• DATA SEGMENT:
————

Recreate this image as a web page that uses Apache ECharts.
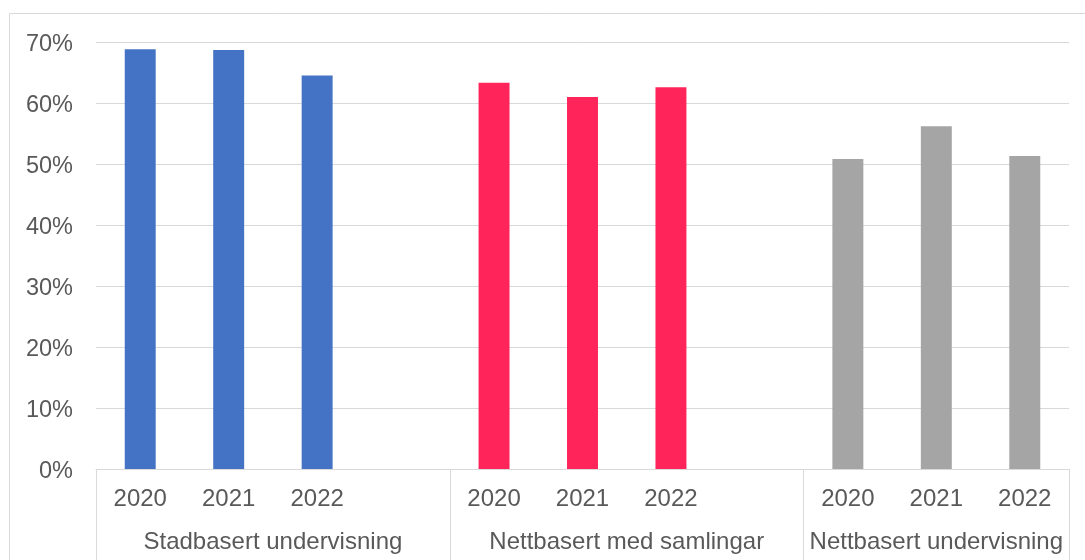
<!DOCTYPE html>
<html>
<head>
<meta charset="utf-8">
<script src="https://cdn.jsdelivr.net/npm/echarts@6/dist/echarts.min.js"></script>
<style>
html,body{margin:0;padding:0;background:#fff;}
#chart{width:1085px;height:560px;}
</style>
</head>
<body>
<div id="chart"></div>
<script>
// ---- data ----
const years = ['2020', '2021', '2022'];
const groups = ['Stadbasert undervisning', 'Nettbasert med samlingar', 'Nettbasert undervisning'];
const stadbasert = [68.8, 68.7, 64.5];
const nettSamlingar = [63.3, 61.0, 62.6];
const nettUndervisning = [50.8, 56.2, 51.3];
const yTicks = [0, 10, 20, 30, 40, 50, 60, 70];
const colors = ['#4472C4', '#FF245A', '#A5A5A5'];

const groupValues = [stadbasert, nettSamlingar, nettUndervisning];

// build category slots: years per group + one empty spacer slot between groups
const categories = [];
const spans = [];
groups.forEach((g, gi) => {
  years.forEach(y => categories.push(gi + '|' + y));
  let span = years.length;
  if (gi < groups.length - 1) { categories.push(gi + '|'); span++; }
  spans.push(span);
});
const starts = [];
let acc = 0;
spans.forEach(s => { starts.push(acc); acc += s; });
const boundaries = starts.concat([acc]);
const centers = starts.map((s, i) => s + spans[i] / 2);

const seriesList = groups.map((g, gi) => {
  const arr = categories.map(() => null);
  years.forEach((y, yi) => {
    arr[categories.indexOf(gi + '|' + y)] = groupValues[gi][yi];
  });
  return {
    name: g,
    type: 'bar',
    data: arr,
    barWidth: '35%',
    barGap: '-100%',
    itemStyle: { color: colors[gi] },
    silent: true
  };
});

const textColor = '#595959';
const lineColor = '#d9d9d9';
const fontFamily = '"Liberation Sans", Arial, sans-serif';

const chart = echarts.init(document.getElementById('chart'), null, { renderer: 'canvas' });
chart.setOption({
  animation: false,
  backgroundColor: '#fff',
  grid: { left: 96, right: 16, top: 42, bottom: 91, containLabel: false },
  graphic: [{
    type: 'rect',
    shape: { x: 9.5, y: 13.5, width: 1200, height: 700 },
    style: { fill: 'none', stroke: lineColor, lineWidth: 1 },
    silent: true,
    z: -10
  }],
  xAxis: [{
    type: 'category',
    data: categories,
    axisLine: { lineStyle: { color: lineColor, width: 1 } },
    axisTick: { show: false },
    axisLabel: {
      interval: 0,
      color: textColor,
      fontSize: 24,
      fontFamily: fontFamily,
      margin: 18,
      formatter: v => v.split('|')[1]
    },
    splitLine: { show: false }
  }, {
    type: 'value',
    min: 0,
    max: categories.length,
    position: 'bottom',
    axisLine: { show: false },
    splitLine: { show: false },
    axisTick: {
      show: true,
      customValues: boundaries,
      length: 95,
      lineStyle: { color: lineColor, width: 1 }
    },
    axisLabel: {
      show: true,
      customValues: centers,
      color: textColor,
      fontSize: 24,
      fontFamily: fontFamily,
      margin: 61,
      formatter: v => {
        const i = centers.indexOf(v);
        return i >= 0 ? groups[i] : '';
      }
    }
  }],
  yAxis: {
    type: 'value',
    min: yTicks[0],
    max: yTicks[yTicks.length - 1],
    interval: yTicks[1] - yTicks[0],
    axisLine: { show: false },
    axisTick: { show: false },
    splitLine: { lineStyle: { color: lineColor, width: 1 } },
    axisLabel: {
      margin: 23,
      formatter: v => '{p|' + v + '%}',
      rich: {
        p: {
          color: textColor,
          fontSize: 23.5,
          fontFamily: fontFamily,
          padding: [5, 0, 0, 0]
        }
      }
    }
  },
  series: seriesList
});
</script>
</body>
</html>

————

• SHORT EXERCISE:
Set the listing down in full and exactly. Pictures within it should not appear in the copy.

• EXERCISE RESULT:
Recreate this image as a web page that uses Apache ECharts.
<!DOCTYPE html>
<html>
<head>
<meta charset="utf-8">
<script src="https://cdn.jsdelivr.net/npm/echarts@6/dist/echarts.min.js"></script>
<style>
html,body{margin:0;padding:0;background:#fff;}
#chart{width:1085px;height:560px;}
</style>
</head>
<body>
<div id="chart"></div>
<script>
// ---- data ----
const years = ['2020', '2021', '2022'];
const groups = ['Stadbasert undervisning', 'Nettbasert med samlingar', 'Nettbasert undervisning'];
const stadbasert = [68.8, 68.7, 64.5];
const nettSamlingar = [63.3, 61.0, 62.6];
const nettUndervisning = [50.8, 56.2, 51.3];
const yTicks = [0, 10, 20, 30, 40, 50, 60, 70];
const colors = ['#4472C4', '#FF245A', '#A5A5A5'];

const groupValues = [stadbasert, nettSamlingar, nettUndervisning];

// build category slots: years per group + one empty spacer slot between groups
const categories = [];
const spans = [];
groups.forEach((g, gi) => {
  years.forEach(y => categories.push(gi + '|' + y));
  let span = years.length;
  if (gi < groups.length - 1) { categories.push(gi + '|'); span++; }
  spans.push(span);
});
const starts = [];
let acc = 0;
spans.forEach(s => { starts.push(acc); acc += s; });
const boundaries = starts.concat([acc]);
const centers = starts.map((s, i) => s + spans[i] / 2);

const seriesList = groups.map((g, gi) => {
  const arr = categories.map(() => null);
  years.forEach((y, yi) => {
    arr[categories.indexOf(gi + '|' + y)] = groupValues[gi][yi];
  });
  return {
    name: g,
    type: 'bar',
    data: arr,
    barWidth: '35%',
    barGap: '-100%',
    itemStyle: { color: colors[gi] },
    silent: true
  };
});

const textColor = '#595959';
const lineColor = '#d9d9d9';
const fontFamily = '"Liberation Sans", Arial, sans-serif';

const chart = echarts.init(document.getElementById('chart'), null, { renderer: 'canvas' });
chart.setOption({
  animation: false,
  backgroundColor: '#fff',
  grid: { left: 96, right: 16, top: 42, bottom: 91, containLabel: false },
  graphic: [{
    type: 'rect',
    shape: { x: 9.5, y: 13.5, width: 1200, height: 700 },
    style: { fill: 'none', stroke: lineColor, lineWidth: 1 },
    silent: true,
    z: -10
  }],
  xAxis: [{
    type: 'category',
    data: categories,
    axisLine: { lineStyle: { color: lineColor, width: 1 } },
    axisTick: { show: false },
    axisLabel: {
      interval: 0,
      color: textColor,
      fontSize: 24,
      fontFamily: fontFamily,
      margin: 18,
      formatter: v => v.split('|')[1]
    },
    splitLine: { show: false }
  }, {
    type: 'value',
    min: 0,
    max: categories.length,
    position: 'bottom',
    axisLine: { show: false },
    splitLine: { show: false },
    axisTick: {
      show: true,
      customValues: boundaries,
      length: 95,
      lineStyle: { color: lineColor, width: 1 }
    },
    axisLabel: {
      show: true,
      customValues: centers,
      color: textColor,
      fontSize: 24,
      fontFamily: fontFamily,
      margin: 61,
      formatter: v => {
        const i = centers.indexOf(v);
        return i >= 0 ? groups[i] : '';
      }
    }
  }],
  yAxis: {
    type: 'value',
    min: yTicks[0],
    max: yTicks[yTicks.length - 1],
    interval: yTicks[1] - yTicks[0],
    axisLine: { show: false },
    axisTick: { show: false },
    splitLine: { lineStyle: { color: lineColor, width: 1 } },
    axisLabel: {
      margin: 23,
      formatter: v => '{p|' + v + '%}',
      rich: {
        p: {
          color: textColor,
          fontSize: 23.5,
          fontFamily: fontFamily,
          padding: [5, 0, 0, 0]
        }
      }
    }
  },
  series: seriesList
});
</script>
</body>
</html>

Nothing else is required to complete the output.